COVID-19 precautions in Los Angeles delayed the process for launching the tea house, but the church isn’t deterred. They’re working on opening as they also work to launch their church plant—and as Rubio ministers to doctors and nurses caring for COVID patients at the hospital. And because the church plant can no longer gather indoors due to the pandemic, they are now worshiping from a nearby school parking lot.

“We’re not shutting down, we’re not stopping,” he says. “We just have to be more creative.”

The roots of a calling

Rubio’s creativity comes from a place of deep passion. He’s always been a passionate person, but for a time his passion was focused, as he puts it, “on the wrong things.” Rubio grew up in Los Angeles and became involved with gangs at the age of 13. Since then he’s been shot seven times, stabbed 18 times, and has spent over a dozen years of his life in jails and prisons.

“I was about to either kill somebody or be killed in prison,” he says. “I remember calling out to God that if he existed the way I believed he did, I needed him to get me out of that situation because I didn’t want to kill anybody and I didn’t want to be killed. … I pulled a Gideon on him, like if you really exist the way I think you do, I need you to get me out of this.”

And that’s exactly what happened.

“[God] physically removed me from that situation, and that day I picked up my Bible at the beginning of my prison sentence and I did nothing other than study for the next two and a half years,” says Rubio. “That’s all I did, just studied my Bible.”

When he was released from prison, Rubio began attending a church that happened to be Reformed. He didn’t know what Reformed meant, but his curiosity was piqued; he began researching Reformed theology and found himself aligned with its teaching. Meanwhile the pastor of the church—Eddy Alemán, who is now general secretary of the RCA—took Rubio under his wing and challenged him to plant a church. Rubio was in disbelief. He had been involved in efforts to support church planters, but he never thought he would plant a church himself.

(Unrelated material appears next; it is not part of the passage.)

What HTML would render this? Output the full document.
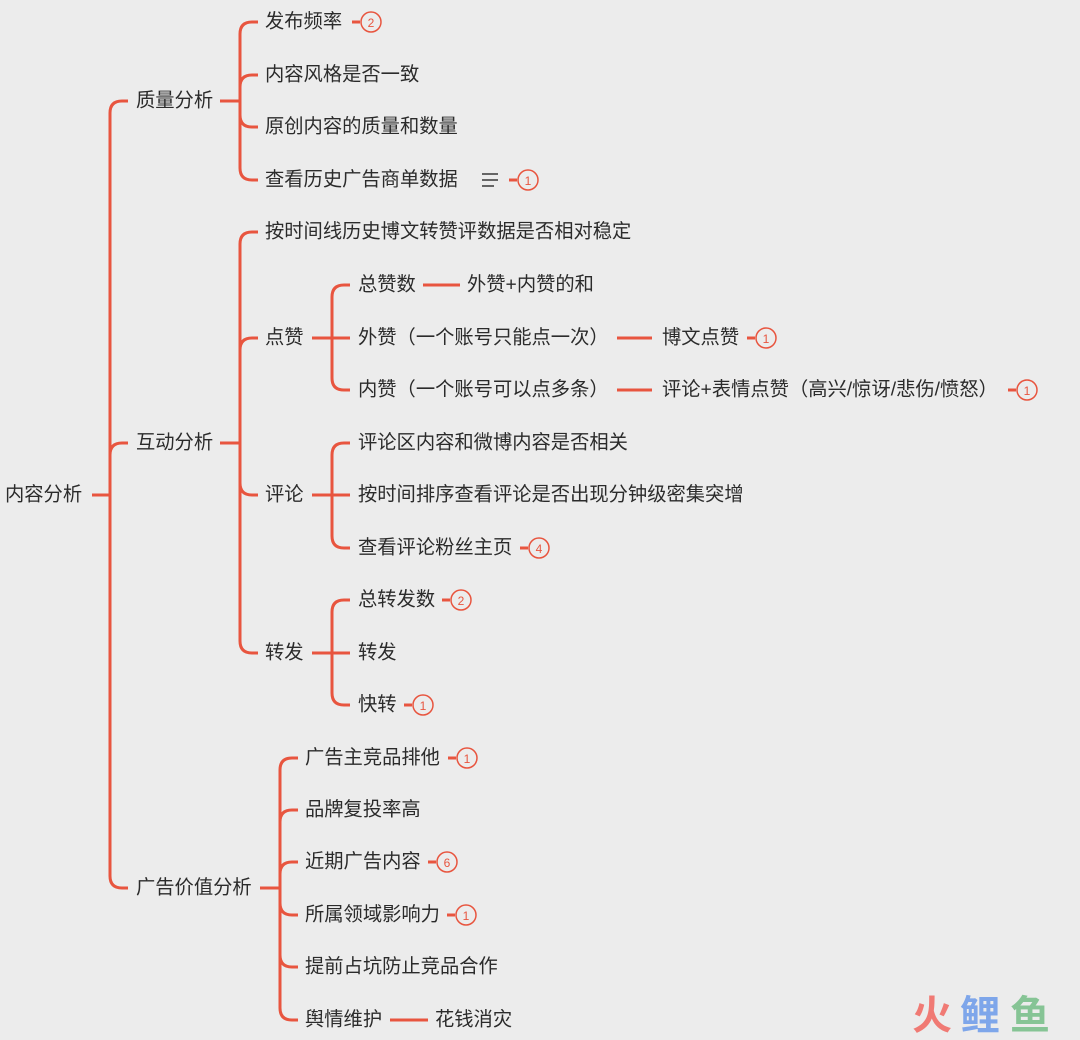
<!DOCTYPE html>
<html><head><meta charset="utf-8">
<style>
html,body{margin:0;padding:0;background:#ececec;}
svg{display:block;}
text{font-family:"Liberation Sans","Noto Sans CJK SC",sans-serif;font-size:19.3px;fill:#2b2b2b;dominant-baseline:central;}
.b{font-size:12px;fill:#e8553f;text-anchor:middle;}
</style></head>
<body>
<svg id="s" width="1080" height="1040" xmlns="http://www.w3.org/2000/svg"></svg>
<script>
var s=document.getElementById('s'),NS='http://www.w3.org/2000/svg',C='#e8553f';
function el(n,a,t){var e=document.createElementNS(NS,n);for(var k in a)e.setAttribute(k,a[k]);if(t!==undefined)e.textContent=t;s.appendChild(e);return e;}
function ln(x1,y1,x2,y2,c,w){el('line',{x1:x1,y1:y1,x2:x2,y2:y2,stroke:c||C,'stroke-width':w||3});}
function tx(x,y,t){el('text',{x:x,y:y},t);}
function badge(x,y,n){ln(x,y,x+8,y);el('circle',{cx:x+19,cy:y,r:10,fill:'none',stroke:C,'stroke-width':1.5});el('text',{x:x+19,y:y+1,'class':'b'},n);}
function branch(sx,ex,vx,py,ys,cx){
  ln(sx,py,vx,py);var r=12;
  ys.forEach(function(y){
    var d;
    if(Math.abs(y-py)<1){d='M'+vx+' '+py+' H'+cx;}
    else{var sg=y>py?1:-1;d='M'+vx+' '+py+' V'+(y-sg*r)+' Q'+vx+' '+y+' '+(vx+r)+' '+y+' H'+cx;}
    el('path',{d:d,fill:'none',stroke:C,'stroke-width':3});
  });
}
tx(5,495,'内容分析');
branch(92,0,110,495,[101,443,888],128);
tx(136,101,'质量分析');tx(136,443,'互动分析');tx(136,888,'广告价值分析');
branch(220,0,240,101,[22,75,127,180],258);
tx(265,22,'发布频率');badge(352,22,'2');
tx(265,75,'内容风格是否一致');
tx(265,127,'原创内容的质量和数量');
tx(265,180,'查看历史广告商单数据');
ln(482,174,498,174,'#444',1.6);ln(482,180,498,180,'#444',1.6);ln(482,186,494,186,'#444',1.6);
badge(509,180,'1');
branch(220,0,240,443,[232,338,495,653],258);
tx(265,232,'按时间线历史博文转赞评数据是否相对稳定');
tx(265,338,'点赞');tx(265,495,'评论');tx(265,653,'转发');
branch(312,0,332,338,[285,338,390],350);
tx(358,285,'总赞数');ln(423,285,460,285);tx(467,285,'外赞+内赞的和');
tx(358,338,'外赞（一个账号只能点一次）');ln(617,338,652,338);tx(662,338,'博文点赞');badge(747,338,'1');
tx(358,390,'内赞（一个账号可以点多条）');ln(617,390,652,390);tx(662,390,'评论+表情点赞（高兴/惊讶/悲伤/愤怒）');badge(1008,390,'1');
branch(312,0,332,495,[443,495,548],350);
tx(358,443,'评论区内容和微博内容是否相关');
tx(358,495,'按时间排序查看评论是否出现分钟级密集突增');
tx(358,548,'查看评论粉丝主页');badge(520,548,'4');
branch(312,0,332,653,[600,653,705],350);
tx(358,600,'总转发数');badge(442,600,'2');
tx(358,653,'转发');
tx(358,705,'快转');badge(404,705,'1');
branch(260,0,280,888,[758,810,862,915,967,1020],298);
tx(305,758,'广告主竞品排他');badge(448,758,'1');
tx(305,810,'品牌复投率高');
tx(305,862,'近期广告内容');badge(428,862,'6');
tx(305,915,'所属领域影响力');badge(447,915,'1');
tx(305,967,'提前占坑防止竞品合作');
tx(305,1020,'舆情维护');ln(390,1020,428,1020);tx(435,1020,'花钱消灾');
el('text',{x:912,y:1016,style:'font-size:40px;font-weight:bold;fill:#f07a74'},'火');
el('text',{x:960,y:1016,style:'font-size:40px;font-weight:bold;fill:#7ea6ea'},'鲤');
el('text',{x:1010,y:1016,style:'font-size:40px;font-weight:bold;fill:#86c495'},'鱼');
</script>
</body></html>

That changed when Rubio later began his master of divinity degree at Western Theological Seminary. He sat in a class with an experienced church planter who described what it was like to plant a church in New York City, and the spark lit by Alemán suddenly caught flame.

“It seemed like everything he was saying about the qualities [and] qualifications for a church planter, all those things were just hitting me dead square between the eyes,” says Rubio. “And I really felt that God was impressing upon me through the Holy Spirit to plant a church. So I remember calling my wife during my lunch break, telling her, ‘I think the Lord is calling us to plant a church. Do you see it?’”

Edna Rubio’s answer to that question? Definitely. Affirmed, Rubio began asking his friends whether they also saw him as a church planter. Yet even as he did, several other questions began to arise: Who is going to do this with us? Where are we going to move? Where are we going to plant the church? Where will we get the funds to make this happen? Almost as quickly as the questions arose, God seemed to provide answers.

“The Lord just opened up the doors and provided the people, the means, the house for us to move into, the money to do that, and just all the different job opportunities and all the different relationships and resources and networks that we’ve tapped into,” he says.

Rubio has followed God’s call to plant churches and to serve the community of Lynwood. It’s a calling that has emerged from his own story as a young man growing up nearby.

“I think that my passion for preaching the gospel is because nobody preached it to me,” he says.

Natalia Connelly

Natalia Connelly is a student at Western Theological Seminary and a chaplain resident at Pine Rest Christian Mental Health Services in Grand Rapids, Michigan.